Mark Donohue’s 1967 Can-Am Lola T70
The Sunoco Race Fuels booth at the 2017 PRI (Performance Racing
Industry) trade show featured a Lola T70 Mark IIIB car as raced in 1967 SCCA (Sports
Car Club of America) J Wax Canadian-American (Can-Am) Challenge series for FIA
Group 7 cars by Mark Donohue for Roger Penske Racing Enterprises.
The FIA Group
7 regulations developed in 1966 specified few rules - the cars had to be fitted with
fenders, windshield, two seats, two doors, headlights, taillights, roll bar, dual
braking system and a self-starter and that they must run on commercial gasoline.
This particular Lola chassis was the third of three Lola
T70s purchased by Penske over a two-year period. Lola Cars, based in England was founded in
1958 by designer Eric Broadley. The T70 was by far the company’s most
successful customer car with over hundred cars built in three iterations, with
its reputation established after a Lola T70 Mark II driven by John Surtees won
the inaugural SCCA J Wax Can-Am series in 1966.
The first Penske Lola car, a Mark II series identified as
chassis number SL71/21, was raced during the 1966 season but after just three
races was destroyed in a crash in the Watkins Glen Grand Prix after contact
with John Cannon’s spinning Genie owned by actor Dan Blocker.

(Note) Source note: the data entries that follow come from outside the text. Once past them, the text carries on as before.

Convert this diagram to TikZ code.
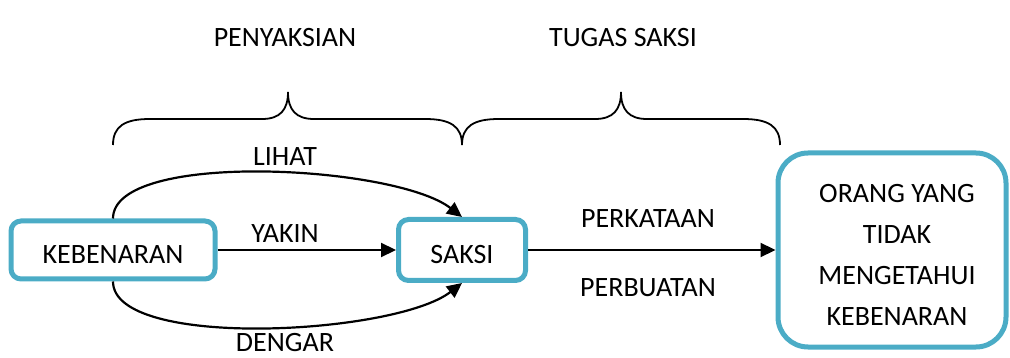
\documentclass[tikz,border=0pt]{standalone}
\usepackage{fontspec}
\setmainfont{Carlito}
\usetikzlibrary{arrows.meta}
\definecolor{boxblue}{RGB}{75,172,198}
\begin{document}
\begin{tikzpicture}[x=1pt,y=-1pt,
  every node/.style={font=\fontsize{28}{41}\selectfont, inner sep=0pt},
  bluebox/.style={draw=boxblue, line width=5pt, rounded corners=10pt, text height=28pt, text depth=0pt},
  conn/.style={line width=2.2pt, -{Triangle[length=15pt,width=14pt]}},
  brace/.style={line width=1.8pt}
]
\useasboundingbox (0,0) rectangle (1010,358);
% boxes
\node[bluebox, minimum width=204pt, minimum height=58pt] (kb) at (113,250) {KEBENARAN};
\node[bluebox, minimum width=127pt, minimum height=61pt] (saksi) at (462,250) {SAKSI};
\node[draw=boxblue, line width=5pt, rounded corners=30pt, minimum width=228pt, minimum height=194pt] (big) at (892,250) {};
\node[align=center, anchor=north] (bigtext) at (897,184) {ORANG YANG\\TIDAK\\MENGETAHUI\\KEBENARAN};
% connectors
\draw[conn] (kb.east) -- (saksi.west);
\draw[conn] (saksi.east) -- (big.west);
\draw[conn] (kb.north) .. controls (113,150) and (395,165) .. (saksi.north);
\draw[conn] (kb.south) .. controls (113,350) and (395,335) .. (saksi.south);
% labels
\node[anchor=base] (lihat) at (285,166) {LIHAT};
\node[anchor=base] (yakin) at (285,243) {YAKIN};
\node[anchor=base] (dengar) at (285,351) {DENGAR};
\node[anchor=base] (perkataan) at (648,228) {PERKATAAN};
\node[anchor=base] (perbuatan) at (648,297) {PERBUATAN};
\node[anchor=base] (penyaksian) at (285,47) {PENYAKSIAN};
\node[anchor=base] (tugas) at (623,47) {TUGAS SAKSI};
% braces
\draw[brace] (113,145) .. controls (113,126) and (125,119) .. (150,119) -- (262,119)
  .. controls (280,119) and (288,110) .. (288,92)
  .. controls (288,110) and (296,119) .. (314,119) -- (425,119)
  .. controls (450,119) and (462,126) .. (462,145);
\draw[brace] (462,145) .. controls (462,126) and (474,119) .. (499,119) -- (595,119)
  .. controls (613,119) and (621,110) .. (621,92)
  .. controls (621,110) and (629,119) .. (647,119) -- (743,119)
  .. controls (768,119) and (780,126) .. (780,145);
\end{tikzpicture}
\end{document}
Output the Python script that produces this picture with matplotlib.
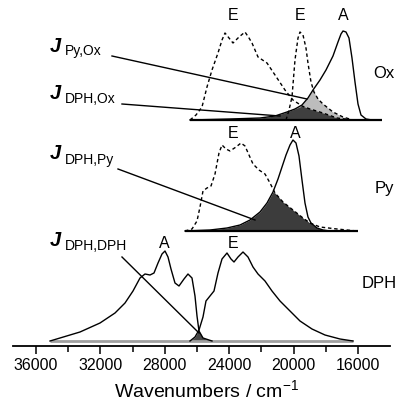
import numpy as np
import matplotlib
matplotlib.use('Agg')
from matplotlib import pyplot as plt

plt.rcParams['font.family'] = ['Liberation Sans', 'DejaVu Sans']
plt.rcParams['mathtext.fontset'] = 'custom'
plt.rcParams['mathtext.rm'] = 'Liberation Sans'
plt.rcParams['mathtext.it'] = 'Liberation Sans:italic'

#------------------------------------------------------------------------------
# spectra: wavenumber (cm-1) and intensity (arb. units)

# DPH panel
dph_abs_wn = [35130, 34509, 33267, 32025, 31093, 30472, 29975, 29540, 29230, 28919,
              28671, 28422, 28174, 27988, 27801, 27615, 27367, 27118, 26808, 26560,
              26311, 26125, 26000, 25876, 25628, 25069]
dph_abs_int = [0, 3, 9, 18, 28, 38, 50, 63, 67, 66,
               68, 78, 87, 90, 84, 72, 58, 55, 62, 67,
               63, 45, 25, 10, 3, 0]
dph_em_wn = [26435, 26125, 25876, 25628, 25442, 25193, 24944, 24696, 24447, 24137,
             23888, 23702, 23454, 23143, 22833, 22522, 22211, 21777, 21342, 20845,
             20224, 19603, 18858, 18051, 17119, 16311]
dph_em_int = [0, 4, 11, 24, 40, 45, 50, 68, 82, 88,
              82, 79, 84, 89, 84, 74, 67, 60, 50, 40,
              30, 20, 12, 6, 2, 0]

# Py panel: DPH emission (dotted) and Py absorption
py_dphem_wn = [26745, 26311, 26000, 25814, 25628, 25380, 25131, 24882, 24634, 24447,
               24199, 23950, 23578, 23267, 23019, 22770, 22522, 22149, 21777, 21466,
               21155, 20659, 20038, 19417, 18982, 18361, 17305, 16063]
py_dphem_int = [0, 2, 10, 24, 40, 43, 45, 57, 78, 86,
                82, 80, 84, 88, 85, 76, 67, 61, 57, 48,
                38, 29, 21, 13, 8, 4, 2, 0]
py_abs_wn = [26745, 25193, 24137, 23329, 22708, 22087, 21652, 21280, 20969, 20721,
             20472, 20224, 20038, 19851, 19665, 19479, 19293, 19107, 18920, 18547,
             18175, 17740]
py_abs_int = [0, 1, 3, 6, 11, 19, 28, 39, 52, 64,
              76, 86, 91, 88, 75, 51, 28, 14, 8, 3,
              1, 0]

# Ox panel: DPH emission, Py emission (both dotted) and Ox absorption
ox_dphem_wn = [26435, 26063, 25690, 25380, 25069, 24696, 24447, 24261, 24013, 23764,
               23391, 23019, 22770, 22584, 22211, 21652, 21031, 20535, 20038, 19479,
               18982, 18175, 17305, 16311]
ox_dphem_int = [0, 5, 13, 33, 50, 67, 80, 87, 82, 77,
                83, 88, 82, 77, 63, 57, 42, 30, 20, 14,
                11, 7, 2, 0]
ox_pyem_wn = [20472, 20286, 20100, 19914, 19727, 19603, 19417, 19231, 19107, 18920,
              18734, 18485, 18175, 17554, 16933, 16311]
ox_pyem_int = [0, 10, 23, 60, 82, 88, 85, 72, 57, 38,
               28, 21, 16, 8, 3, 0]
ox_abs_wn = [26435, 23950, 22087, 21155, 20410, 19914, 19479, 19107, 18796, 18361,
             17988, 17554, 17243, 17056, 16932, 16746, 16560, 16373, 16187, 16000,
             15814, 15503, 15130]
ox_abs_int = [0, 1, 2, 4, 8, 11, 15, 22, 30, 40,
              50, 64, 78, 86, 89, 88, 82, 62, 38, 16,
              5, 1, 0]

# baseline extents of each panel
dph_base = (35130, 16311)
py_base = (26745, 16000)
ox_base = (26435, 14510)

# vertical offsets of the stacked panels
off_dph, off_py, off_ox = 5, 115, 226

major_ticks = [36000, 32000, 28000, 24000, 20000, 16000]
minor_ticks = [34000, 30000, 26000, 22000, 18000]

#------------------------------------------------------------------------------

def overlap(wn1, i1, wn2, i2):
    # pointwise minimum of two spectra on the union of their wavenumbers
    grid = np.unique(np.concatenate([wn1, wn2]))
    a = np.interp(grid, wn1[::-1], i1[::-1], left=0, right=0)
    b = np.interp(grid, wn2[::-1], i2[::-1], left=0, right=0)
    return grid, np.minimum(a, b)

arr = lambda v: np.array(v, dtype=float)

fig = plt.figure(figsize=(4.04, 4.0), dpi=100)
ax = fig.add_axes([0, 54/400, 1, 346/400])

solid = dict(color='black', lw=1.0)
dotted = dict(color='black', lw=1.0, ls=(0, (2.5, 2)))

# DPH panel
g, m = overlap(arr(dph_abs_wn), arr(dph_abs_int), arr(dph_em_wn), arr(dph_em_int))
ax.fill_between(g, off_dph, off_dph + m, color='#474747', lw=0)
ax.plot(dph_base, [off_dph, off_dph], color='#a0a0a0', lw=2.0, solid_capstyle='butt')
ax.plot(dph_abs_wn, off_dph + arr(dph_abs_int), **solid)
ax.plot(dph_em_wn, off_dph + arr(dph_em_int), **solid)

# Py panel
g, m = overlap(arr(py_abs_wn), arr(py_abs_int), arr(py_dphem_wn), arr(py_dphem_int))
ax.fill_between(g, off_py, off_py + m, color='#3c3c3c', lw=0)
ax.plot(py_base, [off_py, off_py], color='black', lw=1.6, solid_capstyle='butt')
ax.plot(py_abs_wn, off_py + arr(py_abs_int), **solid)
ax.plot(py_dphem_wn, off_py + arr(py_dphem_int), **dotted)

# Ox panel
g, m = overlap(arr(ox_abs_wn), arr(ox_abs_int), arr(ox_pyem_wn), arr(ox_pyem_int))
ax.fill_between(g, off_ox, off_ox + m, color='#bcbcbc', lw=0)
g, m = overlap(arr(ox_abs_wn), arr(ox_abs_int), arr(ox_dphem_wn), arr(ox_dphem_int))
ax.fill_between(g, off_ox, off_ox + m, color='#3f3f3f', lw=0)
ax.plot(ox_base, [off_ox, off_ox], color='black', lw=1.6, solid_capstyle='butt')
ax.plot(ox_abs_wn, off_ox + arr(ox_abs_int), **solid)
ax.plot(ox_dphem_wn, off_ox + arr(ox_dphem_int), **dotted)
ax.plot(ox_pyem_wn, off_ox + arr(ox_pyem_int), **dotted)

# peak and panel labels
lab = dict(fontsize=11.5, ha='center', va='center')
for wn, y, s in [(23764, 331, 'E'), (19603, 331, 'E'), (16932, 331, 'A'),
                 (23764, 213, 'E'), (19914, 213, 'A'),
                 (28050, 103, 'A'), (23764, 103, 'E')]:
    ax.text(wn, y, s, **lab)
ax.text(14380, 273, 'Ox', fontsize=12, ha='center', va='center')
ax.text(14380, 158, 'Py', fontsize=12, ha='center', va='center')
ax.text(14690, 62, 'DPH', fontsize=12, ha='center', va='center')

# J labels with pointer lines into the shaded overlap areas
jlabels = [('Py,Ox', 294, 291, (31280, 290), (19169, off_ox + 21)),
           ('DPH,Ox', 247, 243, (30659, 242), (20845, off_ox + 4)),
           ('DPH,Py', 187, 182, (30907, 177), (22397, off_py + 11)),
           ('DPH,DPH', 100, 96, (30659, 89), (25876, off_dph + 8))]
for sub, yj, ys, start, end in jlabels:
    ax.text(35130, yj, 'J', fontsize=14.5, fontstyle='italic', fontweight='bold',
            ha='left', va='baseline')
    ax.text(34200, ys, sub, fontsize=10, ha='left', va='baseline')
    ax.plot([start[0], end[0]], [start[1], end[1]], color='black', lw=1.0)

ax.set_xlim(38236, 13143)
ax.set_ylim(0, 346)
for s in ['left', 'right', 'top']:
    ax.spines[s].set_visible(False)
ax.spines['bottom'].set_bounds(37430, 14000)
ax.spines['bottom'].set_linewidth(1.3)
ax.set_yticks([])
ax.set_xticks(major_ticks)
ax.set_xticklabels([str(t) for t in major_ticks], fontsize=11.5)
ax.set_xticks(minor_ticks, minor=True)
ax.tick_params(axis='x', which='major', direction='out', length=5.5, width=1.1, pad=3)
ax.tick_params(axis='x', which='minor', direction='out', length=4.5, width=1.1)
ax.set_xlabel('Wavenumbers / cm$^{-1}$', fontsize=14)
ax.xaxis.set_label_coords(0.512, -0.095)
ax.patch.set_alpha(0)

fig.savefig('out.png', dpi=100)
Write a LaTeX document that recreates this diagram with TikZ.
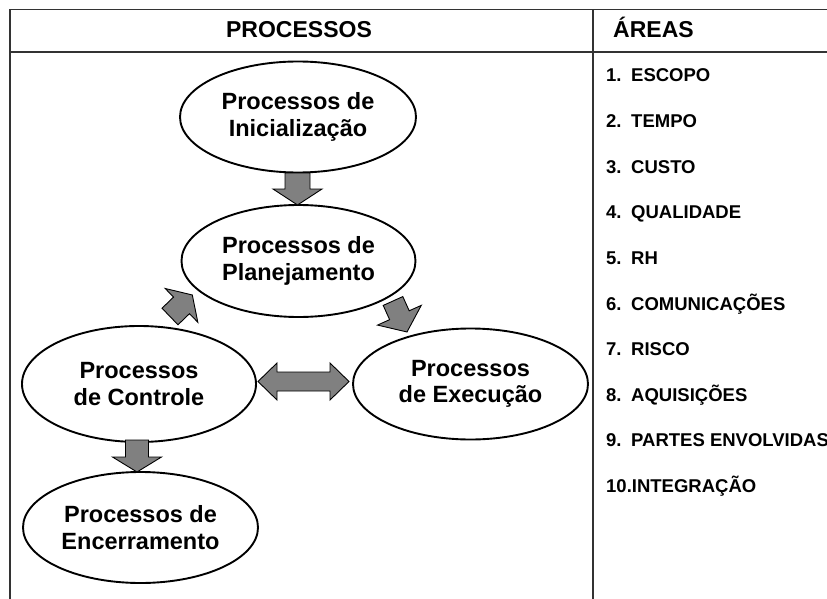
\documentclass[tikz,border=0pt]{standalone}
\usepackage{fontspec}
\setmainfont{Liberation Sans}
\usetikzlibrary{shapes.geometric}
\begin{document}
\begin{tikzpicture}[x=1pt,y=-1pt,
  grid/.style={draw=black!80,line width=1.4pt},
  proc/.style={ellipse,draw=black,line width=1.9pt,fill=white,inner sep=0pt,
    align=center,font=\fontsize{23.5}{26.5}\selectfont\bfseries},
  head/.style={font=\fontsize{23}{27}\selectfont\bfseries,anchor=base,inner sep=0pt},
  area/.style={font=\fontsize{18.5}{21}\selectfont\bfseries,anchor=base west,inner sep=0pt},
  arrowfill/.style={fill=black!50,draw=black,line width=0.9pt,line join=miter}]
\useasboundingbox (0,0) rectangle (827,599);

% table frame
\draw[grid] (10,599) -- (10,9.5) -- (827,9.5);
\draw[grid] (10,52) -- (827,52);
\draw[grid] (593,9.5) -- (593,599);

% column titles
\node[head] (tproc) at (299,37.5) {PROCESSOS};
\node[head,anchor=base west] (tarea) at (613,37.5) {ÁREAS};

% knowledge areas
\foreach \n/\t [count=\i from 0] in {1./ESCOPO,2./TEMPO,3./CUSTO,4./QUALIDADE,5./RH,
    6./COMUNICAÇÕES,7./RISCO,8./AQUISIÇÕES,9./PARTES ENVOLVIDAS}{
  \node[area] (num\i) at (606,{82+45.6*\i}) {\n};
  \node[area] (area\i) at (631,{82+45.6*\i}) {\t};
}
\node[area] (area9b) at (606,{82+45.6*9}) {10.INTEGRAÇÃO};

% process groups
\node[proc,minimum width=236,minimum height=111] (ini) at (298,117) {Processos de\\Inicialização};
\node[proc,minimum width=234,minimum height=112] (pla) at (298.5,261) {Processos de\\Planejamento};
\node[proc,minimum width=234,minimum height=116] (con) at (139,384) {Processos\\de Controle};
\node[proc,minimum width=235,minimum height=111] (exe) at (470.5,384) {Processos\\de Execução};
\node[proc,minimum width=235,minimum height=111] (enc) at (140.5,527.5) {Processos de\\Encerramento};

% block arrows: start point, angle, length, shaft half width, head half width, head length
\newcommand\blockarrow[7]{%
  \begin{scope}[shift={(#1,#2)},rotate=#3]
    \draw[arrowfill] (0,-#5) -- ({#4-#7},-#5) -- ({#4-#7},-#6) -- (#4,0)
      -- ({#4-#7},#6) -- ({#4-#7},#5) -- (0,#5) -- cycle;
  \end{scope}}
\blockarrow{297.5}{173}{-90}{32}{12.5}{24.5}{16}
\blockarrow{137}{440}{-90}{32}{11.5}{24.5}{15}
\blockarrow{170}{316.5}{44}{31}{11.5}{23.5}{15}
\blockarrow{393}{301}{-65.7}{34}{10.75}{24}{18.4}

% two-way arrow between control and execution
\draw[arrowfill] (258,381.5) -- (277,363) -- (277,372) -- (330,372) -- (330,363)
  -- (349,381.5) -- (330,400) -- (330,391) -- (277,391) -- (277,400) -- cycle;
\end{tikzpicture}
\end{document}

The subsequent
fire after the crash virtually destroyed SL71/21 which was replaced by Lola Mark
II chassis number SL71/32.
The second Penske Lola T70 chassis powered by a 327-cubic inch Chevrolet V-8
built by Traco Engineering was dominant in the 1967 United States Road Racing
Championship (USRRC) as Donohue won five of the series’ first seven races - the
rounds at Las Vegas’ Stardust International Raceway, California’s Riverside
International Raceway, the sandy Bridgehampton Road Course on Long Island,
Watkins Glen, and Pacific Raceway in Kent Washington.
Chassis SL71/32 was damaged in a July 1967 crash during a private
Firestone tire test at Riverside and though it was later repaired, Penske needed
a new car for the start of the 1967 SCCA Can-Am Series so he took delivery of our
feature car, identified as chassis SL75/124, a Mark IIIB lightweight Spyder.
The new dark blue Lola debuted at the 1967 USRRC season finale at the Mid-Ohio
Sports Car Course powered by a thundering Chevrolet 427-cubic inch V-8 engine.
Donohue set quick time in qualifying, posted the fastest lap during the race
and won the race by three laps over Jerry Hansen to clinch the 1967 USRRC championship.
Despite the Lola’s Mid-Ohio success, testing showed that the
427-cubic inch engine lacked reliability, so for the 1967 Can-Am series the car
was powered by a 327-cubic inch Chevrolet engine. With finishes in only three of the series’
six rounds Donohue finished tied with John Surtees for third in points behind
Bruce McLaren and Denny Hulme and their dominant McLaren M6As.
The key visual elements of this Lola T70 are the unique ram-air
inlets located on either side of the roll bar. In his 1974 book The Unfair Advantage
Donohue remembered the inlets as “….the
greatest things! They made the car look like a spaceship. We didn’t realize
that they were interfering with airflow to the rear spoiler, which probably
offset any gains in horsepower. And they would crack, and they would fall
apart, and we even sucked their screens into the carburetors.”
Penske sold the car to the Carroll Shelby and Shelby Racing
used it to test various engines and suspension parts. Later in 1968, long-time Shelby American
employees, brothers Charlie and Kerry Agapiou were encouraged by the Ford Motor
Company to start a Can-Am team, and they bought using the Lola T70 from Shelby
and raced the car with a hugely powerful Ford 427-cubic inch bored out to 464
cubic inches.
The Agapiou brothers started the season with Ronnie Bucknum as
the driver but later George Follmer came on board. The car proved to be powerful
and fast but unreliable though Follmer did finish second in the final 1968
Can-Am race at Las Vegas.
After its racing career ended, Lola SL75/124 was rebodied as the T70 coupe version and it spent time in a museum, but later it was
sympathetically restored to its 1967 Can-Am appearance. Currently fitted with a
365-cubic inch Chevrolet V-8 engine it is raced in vintage events frequently.